=== Written problem ===
Repeat word for word the lines from the top of the records through the line containing "import * as d3 from 'd3';", and skip the pictures.

-------- Exercise material --------

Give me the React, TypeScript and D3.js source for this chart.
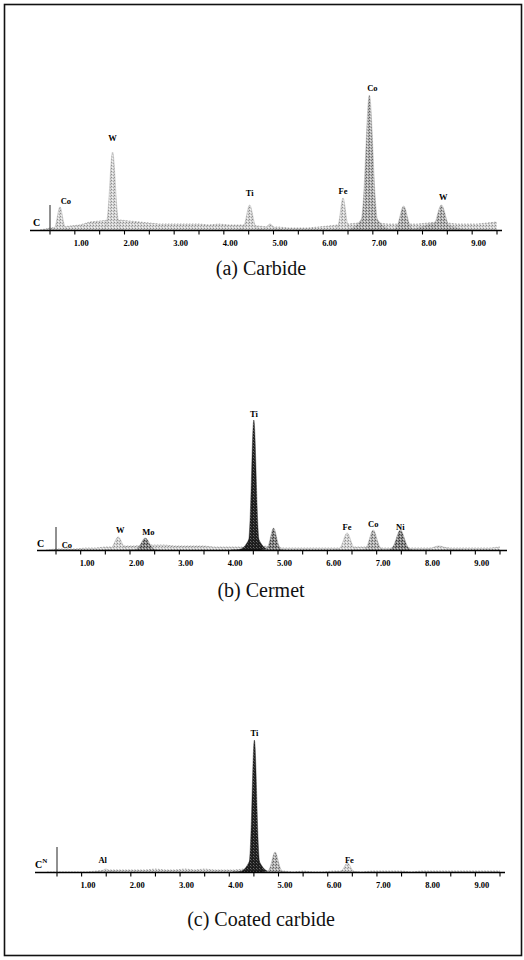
import React from 'react';
import * as d3 from 'd3';

// ---------- shared axis data ----------
const TICK_KEV = [0.5, 1, 1.5, 2, 2.5, 3, 3.5, 4, 4.5, 5, 5.5, 6, 6.5, 7, 7.5, 8, 8.5, 9, 9.5];
const LABEL_KEV = [1, 2, 3, 4, 5, 6, 7, 8, 9];
const LABEL_TEXT = ['1.00', '2.00', '3.00', '4.00', '5.00', '6.00', '7.00', '8.00', '9.00'];
const BG_KEV = [0.3, 0.5, 0.7, 0.9, 1.1, 1.3, 1.5, 1.7, 1.9, 2.1, 2.3, 2.5, 2.7, 2.9, 3.1, 3.3, 3.5, 3.7, 3.9, 4.1, 4.3, 4.5, 4.7, 4.9, 5.1, 5.3, 5.5, 5.7, 5.9, 6.1, 6.3, 6.5, 6.7, 6.9, 7.1, 7.3, 7.5, 7.7, 7.9, 8.1, 8.3, 8.5, 8.7, 8.9, 9.1, 9.3, 9.5];

// ---------- (a) Carbide ----------
const A_EL = ['', '', 'Co', 'W', 'Ti', '', 'Fe', 'Co', '', 'W'];
const A_KEV = [8.3, 6.93, 0.7, 1.76, 4.52, 4.93, 6.4, 6.93, 7.62, 8.38];
const A_CTS = [7, 18, 23, 78, 25, 6, 32, 135, 24, 25];
const A_SIG = [0.25, 0.16, 0.05, 0.055, 0.06, 0.06, 0.05, 0.07, 0.07, 0.08];
const A_BG = [0, 2, 3, 4, 5, 8, 9, 10, 10, 9, 8, 7, 6, 6, 6, 6, 6, 5, 6, 5, 5, 5, 4, 3, 3, 2, 2, 2, 3, 4, 5, 6, 7, 8, 7, 6, 6, 6, 6, 7, 8, 7, 6, 6, 6, 7, 8];

// ---------- (b) Cermet ----------
const B_EL = ['', 'Co', 'W', 'Mo', 'Ti', '', 'Fe', 'Co', 'Ni', ''];
const B_KEV = [4.51, 0.72, 1.76, 2.31, 4.51, 4.91, 6.4, 6.93, 7.48, 8.26];
const B_CTS = [16, 1, 13, 12, 130, 22, 17, 20, 20, 4];
const B_SIG = [0.11, 0.05, 0.07, 0.08, 0.045, 0.06, 0.07, 0.07, 0.08, 0.12];
const B_BG = [0, 1, 1, 1, 2, 2, 3, 3, 4, 4, 5, 5, 5, 4, 4, 4, 4, 3, 3, 3, 3, 4, 4, 3, 2, 2, 2, 2, 2, 2, 2, 3, 3, 3, 2, 2, 2, 2, 2, 2, 3, 2, 2, 2, 2, 2, 3];

// ---------- (c) Coated carbide ----------
const C_EL = ['', 'Al', 'Ti', '', 'Fe'];
const C_KEV = [4.51, 1.49, 4.51, 4.93, 6.4];
const C_CTS = [16, 3, 132, 20, 9];
const C_SIG = [0.11, 0.05, 0.045, 0.06, 0.06];
const C_BG = [0, 0, 0, 0, 0, 1, 2, 2, 2, 2, 2, 3, 2, 2, 3, 2, 3, 2, 2, 2, 3, 2, 1, 1, 1, 0, 1, 0, 0, 1, 1, 0, 0, 1, 1, 1, 1, 0, 1, 1, 1, 1, 1, 1, 1, 1, 1];

// ---------- layout / style (kept separate from data) ----------
type Panel = {
  el: string[]; kev: number[]; cts: number[]; sig: number[]; bg: number[];
  shade: string[]; ldx: number[]; ldy: number[];
  x05: number; x95: number; base: number; axFrom: number; axTo: number; stubTop: number;
  caption: string; capY: number; cx: number; cy: number; cSup?: string;
};

const PANELS: Panel[] = [
  {
    el: A_EL, kev: A_KEV, cts: A_CTS, sig: A_SIG, bg: A_BG,
    shade: ['mid', 'mid', 'light', 'light', 'light', 'light', 'light', 'mid', 'mid', 'mid'],
    ldx: [0, 0, 6, 0, 0, 0, 0, 3, 0, 2], ldy: [0, 0, 3, 11, 9, 0, 4, 4, 0, 5],
    x05: 50, x95: 497, base: 230.5, axFrom: 30, axTo: 502, stubTop: 205,
    caption: '(a) Carbide', capY: 275, cx: 33, cy: 226,
  },
  {
    el: B_EL, kev: B_KEV, cts: B_CTS, sig: B_SIG, bg: B_BG,
    shade: ['dark', 'light', 'light', 'dmid', 'dark', 'dmid', 'light', 'mid', 'dmid', 'light'],
    ldx: [0, 0, 2, 3, 0, 0, 0, 0, 0, 0], ldy: [0, 1, 4, 3, 3, 0, 3, 3, 0, 0],
    x05: 56, x95: 500, base: 550.5, axFrom: 37, axTo: 507, stubTop: 527,
    caption: '(b) Cermet', capY: 597, cx: 37, cy: 547,
  },
  {
    el: C_EL, kev: C_KEV, cts: C_CTS, sig: C_SIG, bg: C_BG,
    shade: ['dark', 'light', 'dark', 'mid', 'light'],
    ldx: [0, -3, 0, 0, 2], ldy: [0, 6, 4, 0, 0],
    x05: 57, x95: 500, base: 872.5, axFrom: 35, axTo: 505, stubTop: 847,
    caption: '(c) Coated carbide', capY: 926, cx: 35, cy: 868, cSup: 'N',
  },
];

const FILL: Record<string, string> = {
  light: 'url(#stLight)',
  mid: 'url(#stMid)',
  dmid: 'url(#stDMid)',
  dark: 'url(#stDark)',
};

const SERIF = '"Liberation Serif", "Times New Roman", serif';

function PanelView({ p }: { p: Panel }) {
  const x = d3.scaleLinear().domain([0.5, 9.5]).range([p.x05, p.x95]);
  const y = d3.scaleLinear().domain([0, 140]).range([p.base - 0.5, p.base - 140.5]);

  const bgArea = d3.area<number>()
    .x((_, i) => x(BG_KEV[i]))
    .y0(p.base - 0.5)
    .y1((v) => y(v))
    .curve(d3.curveLinear);
  const bgLine = d3.line<number>()
    .x((_, i) => x(BG_KEV[i]))
    .y((v) => y(v));

  const peakPath = (i: number) => {
    const e = p.kev[i], h = p.cts[i], s = p.sig[i];
    const pts: [number, number][] = [];
    for (let k = -32; k <= 32; k++) {
      const ev = e + (k / 8) * s;
      pts.push([ev, h * Math.exp(-0.5 * (k / 8) * (k / 8))]);
    }
    const a = d3.area<[number, number]>()
      .x((d) => x(d[0]))
      .y0(p.base - 0.5)
      .y1((d) => y(d[1]))
      .curve(d3.curveLinear);
    return a(pts) || '';
  };

  return (
    <g>
      <path d={bgArea(p.bg) || ''} fill="url(#stLight)" />
      <path d={bgLine(p.bg) || ''} fill="none" stroke="#9a9a9a" strokeWidth={0.8} strokeDasharray="1.5 1.5" />
      {p.kev.map((_, i) => (
        <path key={i} d={peakPath(i)} fill={FILL[p.shade[i]]} stroke={p.shade[i] === 'dark' ? '#222' : '#a0a0a0'} strokeWidth={0.4} />
      ))}
      <line x1={p.axFrom} x2={p.axTo} y1={p.base} y2={p.base} stroke="#000" strokeWidth={1.6} />
      {TICK_KEV.map((t) => (
        <line key={t} x1={x(t)} x2={x(t)} y1={p.base} y2={p.base + 4} stroke="#000" strokeWidth={1.1} />
      ))}
      <line x1={x(0.5)} x2={x(0.5)} y1={p.stubTop} y2={p.base} stroke="#222" strokeWidth={1} />
      {LABEL_KEV.map((t, i) => (
        <text key={t} x={x(t) - 1} y={p.base + 15} fontFamily={SERIF} fontWeight="bold" fontSize={8.5} fill="#000">
          {LABEL_TEXT[i]}
        </text>
      ))}
      <text x={p.cx} y={p.cy} fontFamily={SERIF} fontWeight="bold" fontSize={10} fill="#000">
        C
        {p.cSup ? <tspan dy={-5} fontSize={7}>{p.cSup}</tspan> : null}
      </text>
      {p.el.map((name, i) =>
        name ? (
          <text key={i} x={x(p.kev[i]) + p.ldx[i]} y={y(p.cts[i]) - p.ldy[i]} textAnchor="middle"
            fontFamily={SERIF} fontWeight="bold" fontSize={8.5} fill="#000">
            {name}
          </text>
        ) : null
      )}
      <text x={261} y={p.capY} textAnchor="middle" fontFamily={SERIF} fontSize={20} fill="#111">
        {p.caption}
      </text>
    </g>
  );
}

export default function App() {
  return (
    <svg width={524} height={960} viewBox="0 0 524 960"
      style={{ position: 'absolute', left: 0, top: 0, background: '#fff' }}>
      <defs>
        <pattern id="stLight" width="3" height="3" patternUnits="userSpaceOnUse">
          <rect width="3" height="3" fill="#d4d4d4" />
          <rect x="0" y="0" width="1" height="1" fill="#8c8c8c" />
          <rect x="2" y="1" width="1" height="1" fill="#a8a8a8" />
          <rect x="1" y="2" width="1" height="1" fill="#f4f4f4" />
        </pattern>
        <pattern id="stMid" width="3" height="3" patternUnits="userSpaceOnUse">
          <rect width="3" height="3" fill="#b4b4b4" />
          <rect x="0" y="0" width="1" height="1" fill="#606060" />
          <rect x="2" y="1" width="1" height="1" fill="#7a7a7a" />
          <rect x="1" y="2" width="1" height="1" fill="#e4e4e4" />
        </pattern>
        <pattern id="stDMid" width="3" height="3" patternUnits="userSpaceOnUse">
          <rect width="3" height="3" fill="#888" />
          <rect x="0" y="0" width="1" height="1" fill="#333" />
          <rect x="2" y="1" width="1" height="1" fill="#4a4a4a" />
          <rect x="1" y="2" width="1" height="1" fill="#cacaca" />
        </pattern>
        <pattern id="stDark" width="3" height="3" patternUnits="userSpaceOnUse">
          <rect width="3" height="3" fill="#1e1e1e" />
          <rect x="1" y="1" width="1" height="1" fill="#6a6a6a" />
          <rect x="2" y="2" width="1" height="1" fill="#444" />
        </pattern>
      </defs>
      <rect x={4.5} y={4.5} width={517} height={951} fill="none" stroke="#111" strokeWidth={1.6} />
      {PANELS.map((p, i) => (
        <PanelView key={i} p={p} />
      ))}
    </svg>
  );
}
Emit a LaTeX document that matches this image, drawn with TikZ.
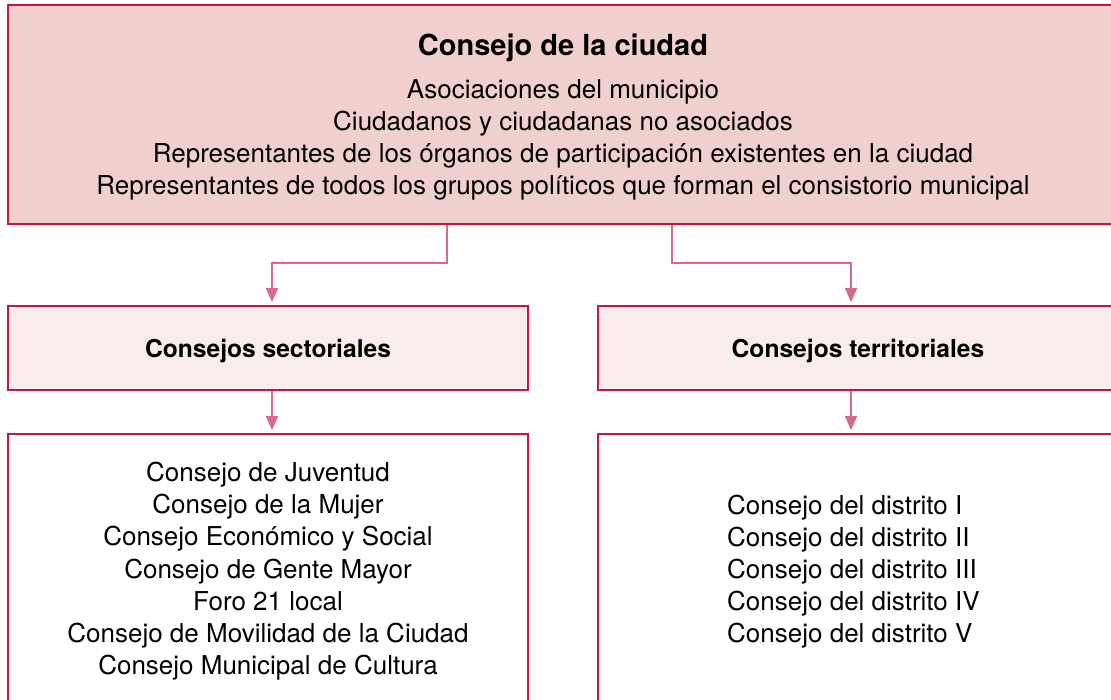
\documentclass[tikz,border=0pt]{standalone}
\usepackage{fontspec}
\setmainfont{TeX Gyre Heros}
\usetikzlibrary{arrows.meta,calc}
\definecolor{bord}{HTML}{C8163F}
\definecolor{arr}{HTML}{D66A87}
\definecolor{topfill}{HTML}{F0D0CD}
\definecolor{midfill}{HTML}{F9ECEC}
\tikzset{
  boxst/.style={draw=bord,line width=1.6pt,inner sep=0pt},
  reg/.style={font=\fontsize{26}{32}\selectfont,inner sep=0pt,anchor=base},
  ttl/.style={font=\fontsize{29}{34}\selectfont\bfseries,inner sep=0pt,anchor=base},
  sub/.style={font=\fontsize{24.6}{30}\selectfont\bfseries,inner sep=0pt,anchor=base},
  conn/.style={draw=arr,line width=1.4pt,-{Triangle[width=12pt,length=14pt]},shorten >=3pt},
}
\begin{document}
\begin{tikzpicture}[x=1pt,y=-1pt]
\useasboundingbox (0,0) rectangle (1111,699);
\clip (0,0) rectangle (1111,699);
\fill[white] (0,0) rectangle (1111,699);
% boxes
\node[boxst,fill=topfill,minimum width=1110pt,minimum height=219pt] (top) at (563,114.5) {};
\node[boxst,fill=midfill,minimum width=520pt,minimum height=84pt] (sec) at (268,348) {};
\node[boxst,fill=midfill,minimum width=520pt,minimum height=84pt] (ter) at (858,348) {};
\node[boxst,fill=white,minimum width=520pt,minimum height=268pt] (lst) at (268,568) {};
\node[boxst,fill=white,minimum width=520pt,minimum height=268pt] (dst) at (858,568) {};
% top texts
\node[ttl] (t0) at (563,55) {Consejo de la ciudad};
\node[reg] (t1) at (563,98) {Asociaciones del municipio};
\node[reg] (t2) at (563,130.3) {Ciudadanos y ciudadanas no asociados};
\node[reg] (t3) at (563,162.6) {Representantes de los órganos de participación existentes en la ciudad};
\node[reg] (t4) at (563,194.9) {Representantes de todos los grupos políticos que forman el consistorio municipal};
% sub titles
\node[sub] (s1) at (268,357.5) {Consejos sectoriales};
\node[sub] (s2) at (858,357.5) {Consejos territoriales};
% left list
\foreach \t [count=\i from 0] in {Consejo de Juventud,Consejo de la Mujer,Consejo Económico y Social,Consejo de Gente Mayor,Foro 21 local,Consejo de Movilidad de la Ciudad,Consejo Municipal de Cultura}
  \node[reg] (a\i) at (268,481.5+32.2*\i) {\t};
% right list
\foreach \t [count=\i from 0] in {Consejo del distrito I,Consejo del distrito II,Consejo del distrito III,Consejo del distrito IV,Consejo del distrito V}
  \node[reg,anchor=base west] (b\i) at (727,514+32.2*\i) {\t};
% connectors
\draw[conn] ([xshift=-116pt]top.south) -- ++(0,38) -| ([xshift=4pt]sec.north);
\draw[conn] ([xshift=109pt]top.south) -- ++(0,38) -| ([xshift=-7pt]ter.north);
\draw[conn] ([xshift=4pt]sec.south) -- ([xshift=4pt]lst.north);
\draw[conn] ([xshift=-7pt]ter.south) -- ([xshift=-7pt]dst.north);
\end{tikzpicture}
\end{document}
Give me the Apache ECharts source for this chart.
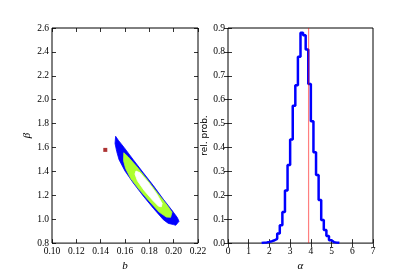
<!DOCTYPE html>
<html>
<head>
<meta charset="utf-8">
<script src="https://cdn.jsdelivr.net/npm/echarts@6/dist/echarts.min.js"></script>
<style>
html,body{margin:0;padding:0;background:#fff;}
#main{width:415px;height:277px;}
</style>
</head>
<body>
<div id="main"></div>
<script>
// left panel: contour outlines in (b, beta)
var outerContour = [[0.1523,1.694],[0.1545,1.661],[0.1592,1.601],[0.1668,1.498],[0.1750,1.389],[0.1833,1.281],[0.1915,1.167],[0.1984,1.077],[0.2030,1.014],[0.2044,0.982],[0.2017,0.949],[0.1997,0.955],[0.1956,0.965],[0.1915,0.996],[0.1833,1.091],[0.1750,1.194],[0.1668,1.303],[0.1600,1.403],[0.1551,1.498],[0.1532,1.566],[0.1518,1.634]];
var midContour = [[0.1590,1.556],[0.1627,1.520],[0.1698,1.438],[0.1780,1.335],[0.1862,1.226],[0.1945,1.118],[0.1986,1.058],[0.1975,1.016],[0.1940,1.018],[0.1880,1.060],[0.1796,1.155],[0.1714,1.252],[0.1646,1.342],[0.1605,1.425],[0.1588,1.490]];
var innerContour = [[0.1690,1.403],[0.1723,1.389],[0.1792,1.308],[0.1860,1.213],[0.1905,1.132],[0.1899,1.104],[0.1876,1.108],[0.1824,1.162],[0.1756,1.243],[0.1702,1.322],[0.1682,1.378]];
var truePoint = [0.1438, 1.580];

// right panel: histogram of alpha
var binEdges = [1.625,1.75,1.875,2.0,2.125,2.25,2.375,2.5,2.625,2.75,2.875,3.0,3.125,3.25,3.375,3.5,3.625,3.75,3.875,4.0,4.125,4.25,4.375,4.5,4.625,4.75,4.875,5.0,5.125,5.25,5.375];
var relProb = [0.002,0.003,0.005,0.008,0.012,0.018,0.040,0.075,0.130,0.220,0.327,0.433,0.575,0.660,0.780,0.880,0.870,0.810,0.666,0.510,0.380,0.285,0.180,0.097,0.055,0.030,0.012,0.004,0.002,0.001];
var alphaTrue = 3.89;

var bTicks = [0.10, 0.22, 0.02];
var betaTicks = [0.8, 2.6, 0.2];
var alphaTicks = [0, 7, 1];
var probTicks = [0, 0.9, 0.1];

var tickFont = {fontFamily: 'Liberation Serif', fontSize: 9.5, color: '#000'};

var myChart = echarts.init(document.getElementById('main'));

var contours = [
  {pts: outerContour, color: '#0000ff'},
  {pts: midContour, color: '#adff2f'},
  {pts: innerContour, color: '#ffffff'}
];

var histData = [[binEdges[0], 0]];
for (var i = 0; i < relProb.length; i++) {
  histData.push([binEdges[i], relProb[i]]);
}
histData.push([binEdges[binEdges.length - 1], 0]);

function xAx(gi, t, dec, pos, name) {
  return {
    type: 'value', gridIndex: gi, position: pos,
    min: t[0], max: t[1], interval: t[2],
    axisLine: {show: false},
    axisTick: {show: true, inside: true, length: 4, lineStyle: {color: '#000', width: 0.8}},
    splitLine: {show: false},
    axisLabel: pos == 'bottom' ? {
      show: true, margin: 3, showMinLabel: true, showMaxLabel: true,
      fontFamily: tickFont.fontFamily, fontSize: tickFont.fontSize, color: '#000',
      formatter: function (v) { return v.toFixed(dec); }
    } : {show: false},
    name: name || '', nameLocation: 'middle', nameGap: 9,
    nameTextStyle: {fontFamily: 'Liberation Serif', fontStyle: 'italic', fontSize: 11, color: '#000'}
  };
}
function yAx(gi, t, dec, pos, name, nameFont, gap) {
  return {
    type: 'value', gridIndex: gi, position: pos,
    min: t[0], max: t[1], interval: t[2],
    axisLine: {show: false},
    axisTick: {show: true, inside: true, length: 4, lineStyle: {color: '#000', width: 0.8}},
    splitLine: {show: false},
    axisLabel: pos == 'left' ? {
      show: true, margin: 3, showMinLabel: true, showMaxLabel: true,
      fontFamily: tickFont.fontFamily, fontSize: tickFont.fontSize, color: '#000',
      formatter: function (v) { return v.toFixed(dec); }
    } : {show: false},
    name: name || '', nameLocation: 'middle', nameGap: gap || 18, nameRotate: 90,
    nameTextStyle: nameFont || {}
  };
}

var option = {
  backgroundColor: '#fff',
  animation: false,
  grid: [
    {left: 52, top: 28, width: 146, height: 221, show: true, borderColor: '#000', borderWidth: 1, backgroundColor: 'transparent'},
    {left: 228, top: 28, width: 145, height: 221, show: true, borderColor: '#000', borderWidth: 1, backgroundColor: 'transparent'}
  ],
  xAxis: [
    xAx(0, bTicks, 2, 'bottom', 'b'),
    xAx(0, bTicks, 2, 'top'),
    xAx(1, alphaTicks, 0, 'bottom', 'α'),
    xAx(1, alphaTicks, 0, 'top')
  ],
  yAxis: [
    yAx(0, betaTicks, 1, 'left', 'β', {fontFamily: 'Liberation Serif', fontStyle: 'italic', fontSize: 11, color: '#000'}, 19),
    yAx(0, betaTicks, 1, 'right'),
    yAx(1, probTicks, 1, 'left', 'rel. prob.', {fontFamily: 'DejaVu Sans', fontSize: 9, color: '#000'}, 17),
    yAx(1, probTicks, 1, 'right')
  ],
  series: [
    {
      type: 'custom', xAxisIndex: 0, yAxisIndex: 0, silent: true,
      data: contours.map(function (c) { return c.pts[0]; }),
      renderItem: function (params, api) {
        var c = contours[params.dataIndex];
        return {
          type: 'polygon',
          shape: {points: c.pts.map(function (p) { return api.coord(p); })},
          style: {fill: c.color, stroke: c.color, lineWidth: 0.8}
        };
      }
    },
    {
      type: 'scatter', xAxisIndex: 0, yAxisIndex: 0, silent: true,
      symbol: 'rect', symbolSize: 4,
      itemStyle: {color: '#990000'},
      data: [truePoint]
    },
    {
      type: 'line', xAxisIndex: 2, yAxisIndex: 2, silent: true,
      step: 'end', symbol: 'none',
      lineStyle: {color: '#0000ff', width: 2.5},
      data: histData
    },
    {
      type: 'line', xAxisIndex: 2, yAxisIndex: 2, silent: true,
      symbol: 'none',
      lineStyle: {color: 'rgba(255,0,0,0.5)', width: 1.2},
      data: [[alphaTrue, probTicks[0]], [alphaTrue, probTicks[1]]]
    }
  ]
};

myChart.setOption(option);
</script>
</body>
</html>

--------

=== Exercise answer ===
Give me the React, TypeScript and D3.js source for this chart.
import React from 'react';
import * as d3 from 'd3';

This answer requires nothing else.